Opponents, including Jewish groups, claimed the initiative would have made it harder to prosecute child abuse cases while also posing a threat to sex education, controversial books in school libraries and access to abortion information.

Religious conservatives had been looking to Colorado as a bellwether and hoped to advance similar initiatives across the country.

Despite key electoral defeats, the religious right remains a potent political force.

Reed has declared that religious conservatives will be a permanent fixture on the American political landscape, and few dispute that assertion.

The successes of religious right candidates in elections at the local and state levels, moreover, portend a growing political presence for religious conservatives in years to come.

Already looking ahead to the 2000 presidential race, Christian Coalition founder Pat Robertson has vowed that his group will not again allow itself to become “peripheral” in the presidential race.

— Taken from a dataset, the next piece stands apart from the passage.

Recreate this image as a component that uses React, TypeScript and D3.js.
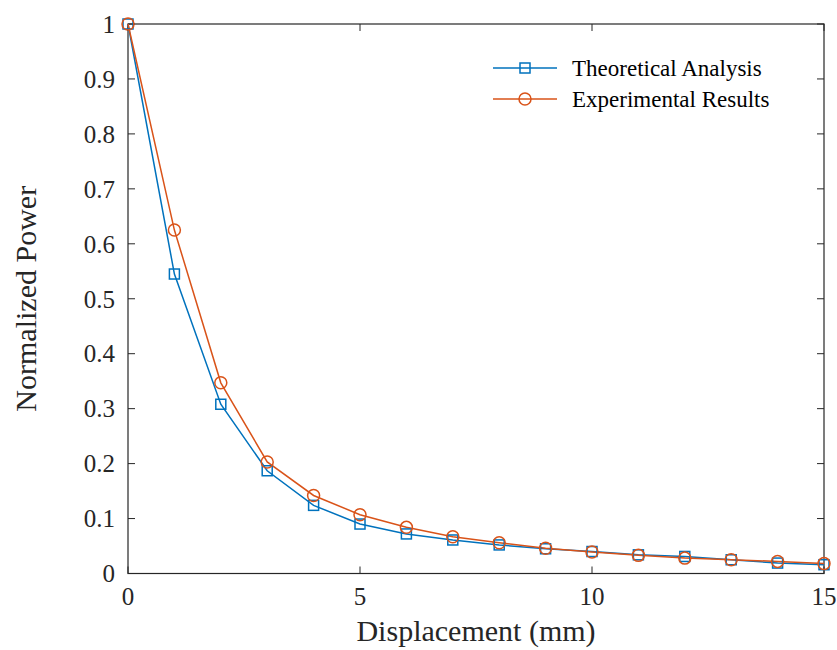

“We’re not going to sit by as good soldiers and take whatever is given us,” Robertson told The New York Times last week, referring to Dole’s failed presidential bid and his abandonment of the religious conservative agenda.

Robertson’s frustration, echoed by others on the religious right, concerns some in the Jewish community.

Murray Friedman, who heads the Myer and Rosaline Feinstein Center for American Jewish history at Temple University in Philadelphia, believes that frustration with the religious right’s electoral losses, particularly at the presidential level, could give way to outright anger among the movement’s more extreme elements.

Jews should be wary of such a phenomenon because the anger “might have some unfortunate anti-Jewish overtones,” Friedman said, noting that Pat Buchanan, an icon to many on the religious right, has scarcely cloaked his hostility toward Jews and Israel.